L'officier de police reconnaît qu'en grande partie les gens armés qui fréquentent les clubs nocturnes sont des policiers. Il promet de prendre toutes les dispositions afin de couper court à cette pratique. « Je profite de l'occasion pour demander à mes frères policiers d'avoir un comportement exemplaire », lance-t-il.

Dimanche, 10h25 du soir. Par chance, il y a de l'électricité. La plupart des rues sont pleines de gens, des jeunes en majorité. Beaucoup d'activités. Les habitants de Carrefour ne dorment pas trop tôt. Dans certains quartiers, les marchands de friture et d'alcool vaquent à leurs activités jusqu'à très tard dans la nuit; les acheteurs aussi. Tout un mode de vie. La seule chose qui ne fonctionne pas véritablement, ce sont les night-clubs.
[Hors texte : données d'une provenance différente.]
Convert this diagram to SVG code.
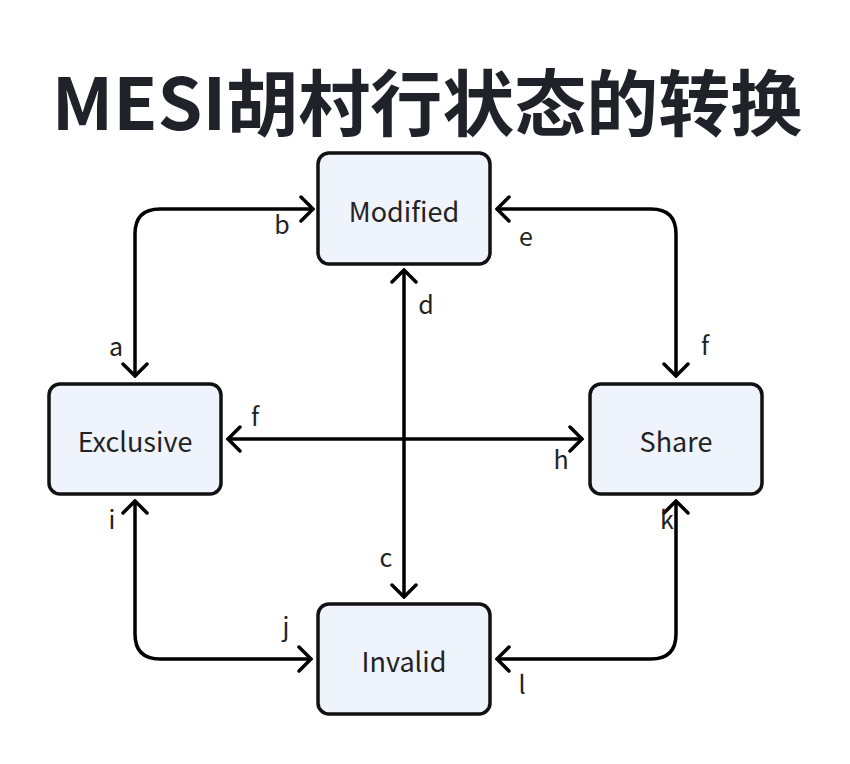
<svg xmlns="http://www.w3.org/2000/svg" width="850" height="764" viewBox="0 0 850 764">
<style>
.node rect{fill:#eef3fc;stroke:#111;stroke-width:3.5}
.node text{font-family:"Noto Sans CJK SC","Noto Sans",sans-serif;font-size:27px;fill:#222;text-anchor:middle;dominant-baseline:central}
.conn path{fill:none;stroke:#000;stroke-width:3.5;marker-start:url(#arr);marker-end:url(#arr)}
.lbl{font-family:"Noto Sans CJK SC","Noto Sans",sans-serif;font-size:25px;fill:#222;text-anchor:middle}
.title{font-family:"Noto Sans CJK SC","Noto Sans",sans-serif;font-weight:700;font-size:72px;fill:#1f2329;text-anchor:middle}
</style>
<defs>
<marker id="arr" viewBox="-14 -14 16 28" markerWidth="16" markerHeight="28" refX="0" refY="0" orient="auto-start-reverse" markerUnits="userSpaceOnUse">
<path d="M-12,-12 L0,0 L-12,12" fill="none" stroke="#000" stroke-width="3.5" stroke-linecap="round" stroke-linejoin="miter"/>
</marker>
</defs>
<rect width="850" height="764" fill="#fff"/>
<text class="title" x="427" y="130">MESI胡村行状态的转换</text>
<g class="conn" id="connectors">
<path d="M313,209 H160 Q135,209 135,234 V376"/>
<path d="M497,209 H651 Q676,209 676,234 V376"/>
<path d="M404,270 V597"/>
<path d="M228,439 H582"/>
<path d="M135,501 V634 Q135,659 160,659 H311"/>
<path d="M676,501 V634 Q676,659 651,659 H497"/>
</g>
<g id="labels">
<text class="lbl" x="282" y="234">b</text>
<text class="lbl" x="116" y="356">a</text>
<text class="lbl" x="526" y="246">e</text>
<text class="lbl" x="705" y="355">f</text>
<text class="lbl" x="426" y="314">d</text>
<text class="lbl" x="386" y="567">c</text>
<text class="lbl" x="255" y="426">f</text>
<text class="lbl" x="561" y="469">h</text>
<text class="lbl" x="112" y="529">i</text>
<text class="lbl" x="286" y="636">j</text>
<text class="lbl" x="667" y="529">k</text>
<text class="lbl" x="522" y="694">l</text>
</g>
<g class="node" id="modified"><rect x="318" y="153" width="172" height="111" rx="11"/><text x="404" y="210">Modified</text></g>
<g class="node" id="exclusive"><rect x="49" y="384" width="172" height="110" rx="11"/><text x="135" y="440">Exclusive</text></g>
<g class="node" id="share"><rect x="590" y="384" width="172" height="110" rx="11"/><text x="676" y="440">Share</text></g>
<g class="node" id="invalid"><rect x="318" y="604" width="172" height="110" rx="11"/><text x="404" y="660">Invalid</text></g>
</svg>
Ils sont tous « fermés ».

« La semaine dernière au Club 24, des policiers ont tué un colonel de l'armée américaine, le commissaire du gouvernement a pris la décision de fermer tous les clubs jusqu'à nouvel ordre », rappelle un jeune homme debout avec sa copine, en train de boire de la bière, devant le club Blue dans la zone de Waney. Il déplore le fait que cette décision des autorités pénalise tout le monde, même ceux qui ne sont pas concernés par l'incident qui à coûté la vie au militaire américain.

11h45 p.m. Au Vanou club, les portes ne sont pas totalement fermées. Quelques jeunes, entre amis, discutent en buvant de la bière, tout en écoutant de la musique à travers un poste de radio. « La décision de fermer les clubs nous fait perdre de l'argent », se désole un serveur. Pour lui, les responsables font de la politique avec le dossier. Il ne veut pas en dire davantage.

Les gérants du club Nu Moving, situé dans la zone de Thor, semblent plus confiants quant à sa réouverture. Deux soirées sont déjà programmées pour le mois d'août. Le 11, la formation musicale Gabel et des DJ et le 18 du même mois, Klass et Kzino sont à l'affiche. « Le club recommencera à fonctionner le 5 août prochain », a rapporté un gardien du club qui croit parler à un client de la boîte.

Un peu plus loin, les portes du Club 24 sont totalement fermées. Aucun signe de vie. Rare pour un dimanche soir. Cependant, dans la même rue, il y a le club Obsession, un club rival, dont le propriétaire, Yves Day, est encore sur place. Il n'y va pas par quatre chemins pour dénoncer la décision des autorités. Selon lui, il est particulièrement visé. « On nous a exigé de rester fermés jusqu'à nouvel ordre, fulmine-t-il. J'ai des dettes, je ne sais pas ce que je vais dire à la banque... »

Pour l'homme d'affaires, les gens qui sont en face veulent tout simplement le porter à annuler son affiche programmée pour le 4 août mettant sur une même scène Harmonik et Zenglen, deux des formations musicales haïtiennes parmi les plus prisées du moment. M. Day est obligé de mettre au chômage tous ses employés, une vingtaine. Il estime qu'il ne devrait pas payer pour ce qui est arrivé au Club 24.

La mairie veut régulariser les night-clubs

Tous les clubs de la commune seront inspectés. Ceux qui répondent aux normes seront autorisés à fonctionner. L'agent exécutif intérimaire Jude Edouard est formel. Il a dénoncé le manque de structures qui caractérise tous les clubs de la commune. Le fonctionnement des night-clubs est une préoccupation pour la mairie, dit-il, confiant qu'un comité va commencer cette semaine à superviser les clubs pour voir s'ils répondent aux normes de sécurité.

« Aucun individu armé n'a le droit de fréquenter un club à Carrefour » martèle-t-il. Comme en grande partie ceux qui y vont armés sont des policiers, une fiche d'évaluation sera remise à chaque responsable de club qui aura l'obligation de la remplir avant de pouvoir recommencer à fonctionner, promet Jude Édouard, qui est lui aussi propriétaire de night-club et opérateur culturel dans la commune.

M. Edouard reconnaît qu'il existe aussi une rivalité entre Soundesign et DJ Bertin, entre autres. « Vous ne les verrez jamais jouer ensemble alors qu'ils sont logés à la même rue, Côte Plage 24 où il y a Club 24 et Obsession club... », dit-il en guise d'exemple.

En attendant la réouverture des boîtes de nuit, la vie nocturne est assurée à Carrefour par certains restaurants dansants encore ouverts qui accueillent des gens en quête d'évasion et de tête-à-tête.